Thermal effect of the slanted surface around the central hole of a miniature delta wing on the leading-edge Vortices

The main feature of a delta wing is in the generation of vortices on the leading edge of its wings to provide additional stable lift at high angle of attack. The main purpose of this study is to analyze the impact of lee side central holes under thermal condition to the development of vortex flow field at the tip of a miniature delta wing and find the region with the most significant changes in the velocity and pressure gradient to serve as the thermal control location of a future delta wing. The study chooses near wing surface heat flux of Q=100W/m² and 10W/m², representing the high and the low heat flux, at Reynolds number, Re=2.64×10³ and 8.84×10³, to perform flow field analysis. The study finds: the temperature effect under the high heat flux produces a significant impact on the angle of attack (AOA) and the angle of sideslip (AOS) of the delta wing and can easily cause the occurrence of asymmetric flow field of vortices at the downstream tip of the delta wing.

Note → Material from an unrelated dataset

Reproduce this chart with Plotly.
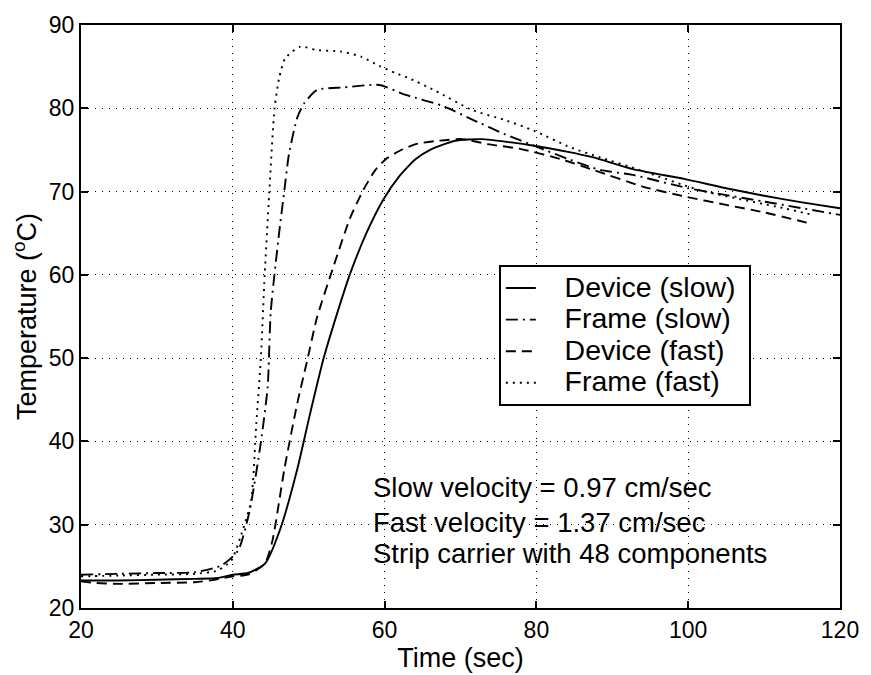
import plotly.graph_objects as go

# ---- data ----
device_slow_t = [20, 25, 30, 35, 38, 40, 42, 44.3, 46.3, 48.5, 50.2, 52, 54.1, 55.4, 57.6, 59.8, 61.9,
                 64.1, 66, 69.3, 72.8, 76.7, 79.7, 84, 87.5, 92.7, 99.6, 105, 110, 115, 120]
device_slow_T = [23.3, 23.3, 23.4, 23.5, 23.6, 24.0, 24.2, 25.4, 29.6, 36.7, 43.4, 50.1, 56.4, 60, 65, 69,
                 71.8, 73.9, 75.0, 76.1, 76.3, 75.9, 75.5, 74.8, 74.1, 72.7, 71.5, 70.4, 69.5, 68.7, 68.0]

frame_slow_t = [20, 25, 30, 35, 38.5, 40.7, 42.2, 43.7, 44.6, 45, 46.1, 46.8, 47.4, 48.5, 49.4, 51.1,
                54.6, 59.3, 62.8, 67.6, 71.9, 75.8, 80, 84.5, 88.4, 92.7, 100, 110, 120]
frame_slow_T = [24.0, 24.1, 24.2, 24.3, 25.1, 26.9, 31.6, 39.9, 46.6, 55.6, 65, 70.2, 74.5, 78.9, 80.6,
                82.2, 82.5, 82.8, 81.6, 80.3, 78.5, 76.9, 75.4, 73.8, 72.6, 72.0, 70.4, 68.8, 67.2]

device_fast_t = [20, 22, 25, 30, 35, 37.7, 40, 42, 44.2, 45.2, 46.8, 48.5, 49.8, 51.1, 53.3, 55.4, 57.2,
                 58.8, 60.3, 62.0, 64.1, 67.1, 70.2, 73.6, 78, 83.2, 87.5, 94, 99.6, 105, 110, 116.4]
device_fast_T = [23.2, 23.0, 22.9, 23.0, 23.1, 23.4, 23.8, 24.0, 25.3, 28, 36.7, 44.6, 49.7, 54.9, 61.1,
                 66.7, 70.2, 72.6, 74.0, 74.9, 75.7, 76.1, 76.3, 75.7, 75.1, 73.9, 72.6, 70.6, 69.4, 68.4,
                 67.5, 66.1]

frame_fast_t = [20, 25, 30, 35, 38, 39.8, 41, 42.4, 43.1, 43.7, 44.2, 44.8, 45.5, 46.1, 46.9, 48.9, 51,
                54.3, 56.9, 59.3, 61.5, 63, 66.7, 71.5, 75.8, 79.7, 84.5, 88.4, 93.6, 101.4, 112.6, 116.4]
frame_fast_T = [23.8, 23.9, 24.0, 24.1, 24.5, 25.7, 28.5, 32.8, 42.2, 50.1, 60, 69.8, 80, 83.6, 86, 87.4,
                87.0, 86.8, 86.2, 85.1, 84.2, 83.7, 82.1, 79.8, 78.6, 77.3, 75.3, 74.1, 72.6, 70.2, 68.0, 67.2]

x_ticks = [20, 40, 60, 80, 100, 120]
y_ticks = [20, 30, 40, 50, 60, 70, 80, 90]

notes = ["Slow velocity = 0.97 cm/sec",
         "Fast velocity = 1.37 cm/sec",
         "Strip carrier with 48 components"]

FONT = "Liberation Sans, Arial, Helvetica, sans-serif"

fig = go.Figure()
series = [
    ("Device (slow)", device_slow_t, device_slow_T, "solid"),
    ("Frame (slow)", frame_slow_t, frame_slow_T, "12px,5px,2px,5px"),
    ("Device (fast)", device_fast_t, device_fast_T, "10px,6px"),
    ("Frame (fast)", frame_fast_t, frame_fast_T, "2px,5px"),
]
for name, t, T, dash in series:
    label = '<span style="font-size:28.5px">&nbsp;&nbsp;&nbsp;' + name + '&nbsp;</span>'
    fig.add_trace(go.Scatter(x=t, y=T, mode="lines", name=label,
                             line=dict(color="black", width=1.9, dash=dash, shape="spline", smoothing=0.6)))

for i, txt in enumerate(notes):
    fig.add_annotation(x=0.382, y=[0.207, 0.147, 0.094][i], xref="paper", yref="paper",
                       text=txt, showarrow=False, xanchor="left", yanchor="middle",
                       font=dict(family=FONT, size=27.5, color="black"))

axis_common = dict(showline=True, linecolor="black", linewidth=2, mirror="ticks",
                   ticks="inside", ticklen=7, tickwidth=1.5, tickcolor="black",
                   showgrid=True, gridcolor="black", gridwidth=1, griddash="1px,6px",
                   zeroline=False, tickfont=dict(family=FONT, size=23, color="black"))

fig.update_layout(
    width=871, height=675,
    margin=dict(l=81, r=21, t=16, b=67),
    paper_bgcolor="white", plot_bgcolor="white",
    font=dict(family=FONT, color="black"),
    showlegend=True,
    legend=dict(x=0.5505, y=0.588, xanchor="left", yanchor="top",
                bordercolor="black", borderwidth=2, bgcolor="white",
                font=dict(family=FONT, size=22, color="black"),
                tracegroupgap=0, itemwidth=30),
    xaxis=dict(range=[20, 120], tickvals=x_ticks, ticktext=[str(v) for v in x_ticks],
               title=dict(text="Time (sec)", font=dict(family=FONT, size=27), standoff=2),
               **axis_common),
    yaxis=dict(range=[20, 90], tickvals=y_ticks, ticktext=[str(v) for v in y_ticks],
               title=dict(text="Temperature (<sup>o</sup>C)", font=dict(family=FONT, size=27), standoff=4),
               **axis_common),
)

fig.write_html("out.html")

Additionally, because a significant velocity and pressure gradient exist around the corner on the bottom slanted surface of the lee side central hole in the delta wing, the temperature impact on the change of AOA is most pronounced and it is also the region of which the development of vortex flow field is most affected. These findings could provide information on realizing the thermal effect on the leading-edge vortices over the miniature delta wing for future optimal flow control.